WORK TO BE COMPLETED: Take the lines from the head of the listing through the one bearing "width=237, minimum height=454]" and copy them exactly, leaving every picture out.

COLLECTED MATERIAL:
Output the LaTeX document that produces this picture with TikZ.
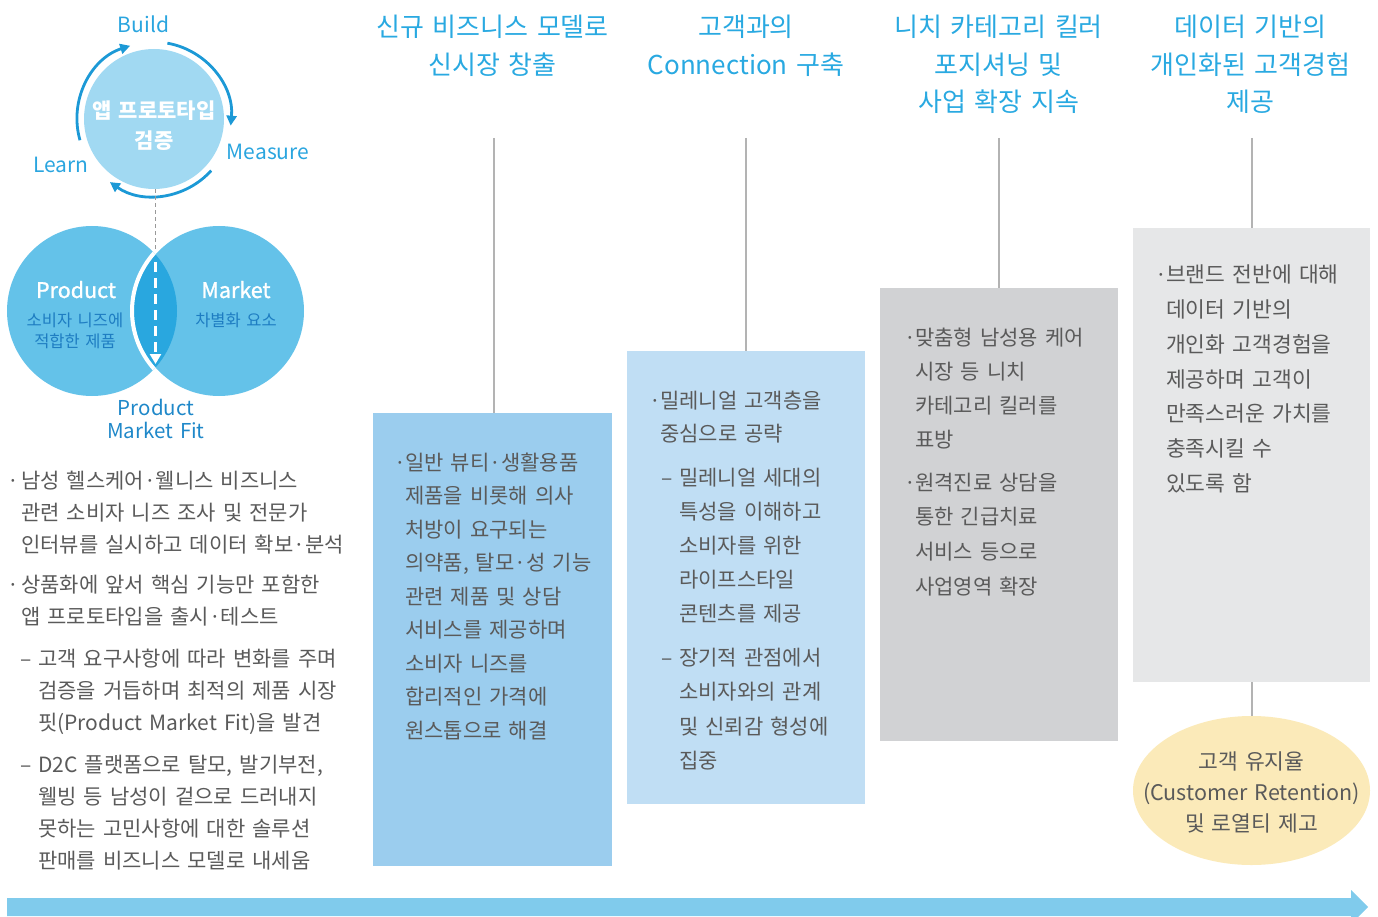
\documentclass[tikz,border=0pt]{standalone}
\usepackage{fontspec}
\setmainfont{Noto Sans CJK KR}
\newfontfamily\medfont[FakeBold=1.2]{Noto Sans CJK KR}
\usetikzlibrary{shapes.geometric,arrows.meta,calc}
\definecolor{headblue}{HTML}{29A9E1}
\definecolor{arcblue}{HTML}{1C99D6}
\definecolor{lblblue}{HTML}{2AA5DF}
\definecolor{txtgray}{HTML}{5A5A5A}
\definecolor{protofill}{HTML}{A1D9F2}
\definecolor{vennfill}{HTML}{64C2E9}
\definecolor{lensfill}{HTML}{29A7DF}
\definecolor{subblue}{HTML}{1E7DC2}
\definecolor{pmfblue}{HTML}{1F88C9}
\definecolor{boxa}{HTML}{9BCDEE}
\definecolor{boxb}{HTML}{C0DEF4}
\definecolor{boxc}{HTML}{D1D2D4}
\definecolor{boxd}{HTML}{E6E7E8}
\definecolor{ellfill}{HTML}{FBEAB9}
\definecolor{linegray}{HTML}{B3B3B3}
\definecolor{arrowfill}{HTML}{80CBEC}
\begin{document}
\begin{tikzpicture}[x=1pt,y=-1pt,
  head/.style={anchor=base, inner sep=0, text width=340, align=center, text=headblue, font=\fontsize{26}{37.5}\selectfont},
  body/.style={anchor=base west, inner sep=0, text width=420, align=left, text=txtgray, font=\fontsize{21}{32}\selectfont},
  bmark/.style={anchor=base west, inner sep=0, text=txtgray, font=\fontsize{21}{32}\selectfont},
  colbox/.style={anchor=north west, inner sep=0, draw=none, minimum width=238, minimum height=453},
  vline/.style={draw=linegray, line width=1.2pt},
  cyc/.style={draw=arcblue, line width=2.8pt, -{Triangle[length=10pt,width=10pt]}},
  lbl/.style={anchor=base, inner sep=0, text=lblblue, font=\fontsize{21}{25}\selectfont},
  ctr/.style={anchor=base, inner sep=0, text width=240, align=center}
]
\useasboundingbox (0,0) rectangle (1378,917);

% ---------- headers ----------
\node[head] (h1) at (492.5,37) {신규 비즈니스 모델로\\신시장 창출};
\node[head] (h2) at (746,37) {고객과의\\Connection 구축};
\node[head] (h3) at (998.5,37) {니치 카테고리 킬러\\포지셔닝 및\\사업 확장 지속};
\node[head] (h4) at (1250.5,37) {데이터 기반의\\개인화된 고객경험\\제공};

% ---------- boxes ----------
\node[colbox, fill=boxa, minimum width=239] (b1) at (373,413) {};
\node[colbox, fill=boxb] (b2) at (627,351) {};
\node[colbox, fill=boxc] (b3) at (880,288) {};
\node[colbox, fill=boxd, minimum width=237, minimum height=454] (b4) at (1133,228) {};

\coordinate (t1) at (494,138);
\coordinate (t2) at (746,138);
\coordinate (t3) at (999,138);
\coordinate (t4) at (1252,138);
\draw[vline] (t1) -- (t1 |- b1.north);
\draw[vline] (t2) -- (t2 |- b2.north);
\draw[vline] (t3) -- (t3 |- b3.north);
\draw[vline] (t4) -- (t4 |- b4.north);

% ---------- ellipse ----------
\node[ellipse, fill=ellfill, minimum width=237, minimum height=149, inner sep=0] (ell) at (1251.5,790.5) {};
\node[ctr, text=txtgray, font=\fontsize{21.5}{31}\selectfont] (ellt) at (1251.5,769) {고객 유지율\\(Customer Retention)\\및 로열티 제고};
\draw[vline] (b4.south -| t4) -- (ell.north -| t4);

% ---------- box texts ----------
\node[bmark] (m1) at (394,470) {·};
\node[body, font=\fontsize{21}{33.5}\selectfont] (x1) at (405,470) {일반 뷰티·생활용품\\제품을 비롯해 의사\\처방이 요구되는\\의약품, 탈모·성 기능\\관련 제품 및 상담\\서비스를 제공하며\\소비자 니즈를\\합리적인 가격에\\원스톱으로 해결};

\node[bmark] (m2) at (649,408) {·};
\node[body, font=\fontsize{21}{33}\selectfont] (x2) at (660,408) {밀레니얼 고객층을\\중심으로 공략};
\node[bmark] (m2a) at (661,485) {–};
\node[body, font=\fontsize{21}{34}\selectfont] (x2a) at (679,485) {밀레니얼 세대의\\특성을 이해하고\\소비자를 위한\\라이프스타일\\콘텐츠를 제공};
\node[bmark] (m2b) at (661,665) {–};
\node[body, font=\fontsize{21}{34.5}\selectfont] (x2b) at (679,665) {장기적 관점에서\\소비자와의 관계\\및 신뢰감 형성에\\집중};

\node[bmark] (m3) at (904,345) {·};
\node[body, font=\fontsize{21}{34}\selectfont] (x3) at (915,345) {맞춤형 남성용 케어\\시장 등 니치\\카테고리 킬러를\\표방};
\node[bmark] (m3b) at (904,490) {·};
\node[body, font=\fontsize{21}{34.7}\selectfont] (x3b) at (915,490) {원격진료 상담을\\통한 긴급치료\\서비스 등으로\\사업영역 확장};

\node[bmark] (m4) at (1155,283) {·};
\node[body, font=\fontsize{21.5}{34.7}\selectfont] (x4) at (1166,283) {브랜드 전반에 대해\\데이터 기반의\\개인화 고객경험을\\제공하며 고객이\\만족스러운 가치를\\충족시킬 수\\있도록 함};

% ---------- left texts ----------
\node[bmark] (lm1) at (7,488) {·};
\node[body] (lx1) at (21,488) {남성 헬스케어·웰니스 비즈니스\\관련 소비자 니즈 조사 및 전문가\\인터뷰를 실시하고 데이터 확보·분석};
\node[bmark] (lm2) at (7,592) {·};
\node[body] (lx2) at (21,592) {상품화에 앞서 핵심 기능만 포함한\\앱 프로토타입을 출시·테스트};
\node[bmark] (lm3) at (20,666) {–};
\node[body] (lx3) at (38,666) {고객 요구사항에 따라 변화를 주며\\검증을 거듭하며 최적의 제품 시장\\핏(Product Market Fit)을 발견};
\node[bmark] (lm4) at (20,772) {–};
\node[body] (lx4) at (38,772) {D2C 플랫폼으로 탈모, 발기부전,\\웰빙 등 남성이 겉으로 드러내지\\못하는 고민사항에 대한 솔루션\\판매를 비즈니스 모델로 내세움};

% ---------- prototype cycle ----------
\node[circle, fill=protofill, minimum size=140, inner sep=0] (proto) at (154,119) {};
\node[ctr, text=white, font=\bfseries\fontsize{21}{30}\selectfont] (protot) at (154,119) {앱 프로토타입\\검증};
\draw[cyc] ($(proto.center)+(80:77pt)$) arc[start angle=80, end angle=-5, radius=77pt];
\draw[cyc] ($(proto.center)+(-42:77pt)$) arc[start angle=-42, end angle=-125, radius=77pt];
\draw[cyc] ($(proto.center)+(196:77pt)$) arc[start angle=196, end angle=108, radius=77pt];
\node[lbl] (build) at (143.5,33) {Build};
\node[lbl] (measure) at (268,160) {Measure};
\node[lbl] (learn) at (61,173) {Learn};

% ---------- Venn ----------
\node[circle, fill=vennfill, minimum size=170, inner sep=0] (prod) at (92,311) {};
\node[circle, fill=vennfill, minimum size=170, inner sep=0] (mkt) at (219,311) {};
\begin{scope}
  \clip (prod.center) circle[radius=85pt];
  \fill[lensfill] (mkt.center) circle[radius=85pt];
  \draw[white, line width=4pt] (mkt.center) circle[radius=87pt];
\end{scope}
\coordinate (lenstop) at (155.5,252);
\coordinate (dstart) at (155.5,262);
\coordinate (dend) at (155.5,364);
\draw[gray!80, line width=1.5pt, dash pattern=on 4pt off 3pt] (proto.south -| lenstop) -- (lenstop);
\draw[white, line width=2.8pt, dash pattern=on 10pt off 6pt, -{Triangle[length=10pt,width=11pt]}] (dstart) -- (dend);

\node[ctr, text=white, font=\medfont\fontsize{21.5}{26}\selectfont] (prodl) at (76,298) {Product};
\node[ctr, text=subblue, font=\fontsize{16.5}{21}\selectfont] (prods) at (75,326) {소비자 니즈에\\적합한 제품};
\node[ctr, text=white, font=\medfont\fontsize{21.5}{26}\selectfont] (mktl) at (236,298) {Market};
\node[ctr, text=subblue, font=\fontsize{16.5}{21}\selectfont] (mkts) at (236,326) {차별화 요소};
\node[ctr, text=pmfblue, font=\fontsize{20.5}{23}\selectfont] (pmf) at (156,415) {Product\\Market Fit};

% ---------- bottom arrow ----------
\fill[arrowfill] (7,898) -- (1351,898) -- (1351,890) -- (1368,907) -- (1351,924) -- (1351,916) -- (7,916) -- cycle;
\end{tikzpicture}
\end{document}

EXERCISE SOLUTION:
Output the LaTeX document that produces this picture with TikZ.
\documentclass[tikz,border=0pt]{standalone}
\usepackage{fontspec}
\setmainfont{Noto Sans CJK KR}
\newfontfamily\medfont[FakeBold=1.2]{Noto Sans CJK KR}
\usetikzlibrary{shapes.geometric,arrows.meta,calc}
\definecolor{headblue}{HTML}{29A9E1}
\definecolor{arcblue}{HTML}{1C99D6}
\definecolor{lblblue}{HTML}{2AA5DF}
\definecolor{txtgray}{HTML}{5A5A5A}
\definecolor{protofill}{HTML}{A1D9F2}
\definecolor{vennfill}{HTML}{64C2E9}
\definecolor{lensfill}{HTML}{29A7DF}
\definecolor{subblue}{HTML}{1E7DC2}
\definecolor{pmfblue}{HTML}{1F88C9}
\definecolor{boxa}{HTML}{9BCDEE}
\definecolor{boxb}{HTML}{C0DEF4}
\definecolor{boxc}{HTML}{D1D2D4}
\definecolor{boxd}{HTML}{E6E7E8}
\definecolor{ellfill}{HTML}{FBEAB9}
\definecolor{linegray}{HTML}{B3B3B3}
\definecolor{arrowfill}{HTML}{80CBEC}
\begin{document}
\begin{tikzpicture}[x=1pt,y=-1pt,
  head/.style={anchor=base, inner sep=0, text width=340, align=center, text=headblue, font=\fontsize{26}{37.5}\selectfont},
  body/.style={anchor=base west, inner sep=0, text width=420, align=left, text=txtgray, font=\fontsize{21}{32}\selectfont},
  bmark/.style={anchor=base west, inner sep=0, text=txtgray, font=\fontsize{21}{32}\selectfont},
  colbox/.style={anchor=north west, inner sep=0, draw=none, minimum width=238, minimum height=453},
  vline/.style={draw=linegray, line width=1.2pt},
  cyc/.style={draw=arcblue, line width=2.8pt, -{Triangle[length=10pt,width=10pt]}},
  lbl/.style={anchor=base, inner sep=0, text=lblblue, font=\fontsize{21}{25}\selectfont},
  ctr/.style={anchor=base, inner sep=0, text width=240, align=center}
]
\useasboundingbox (0,0) rectangle (1378,917);

% ---------- headers ----------
\node[head] (h1) at (492.5,37) {신규 비즈니스 모델로\\신시장 창출};
\node[head] (h2) at (746,37) {고객과의\\Connection 구축};
\node[head] (h3) at (998.5,37) {니치 카테고리 킬러\\포지셔닝 및\\사업 확장 지속};
\node[head] (h4) at (1250.5,37) {데이터 기반의\\개인화된 고객경험\\제공};

% ---------- boxes ----------
\node[colbox, fill=boxa, minimum width=239] (b1) at (373,413) {};
\node[colbox, fill=boxb] (b2) at (627,351) {};
\node[colbox, fill=boxc] (b3) at (880,288) {};
\node[colbox, fill=boxd, minimum width=237, minimum height=454] (b4) at (1133,228) {};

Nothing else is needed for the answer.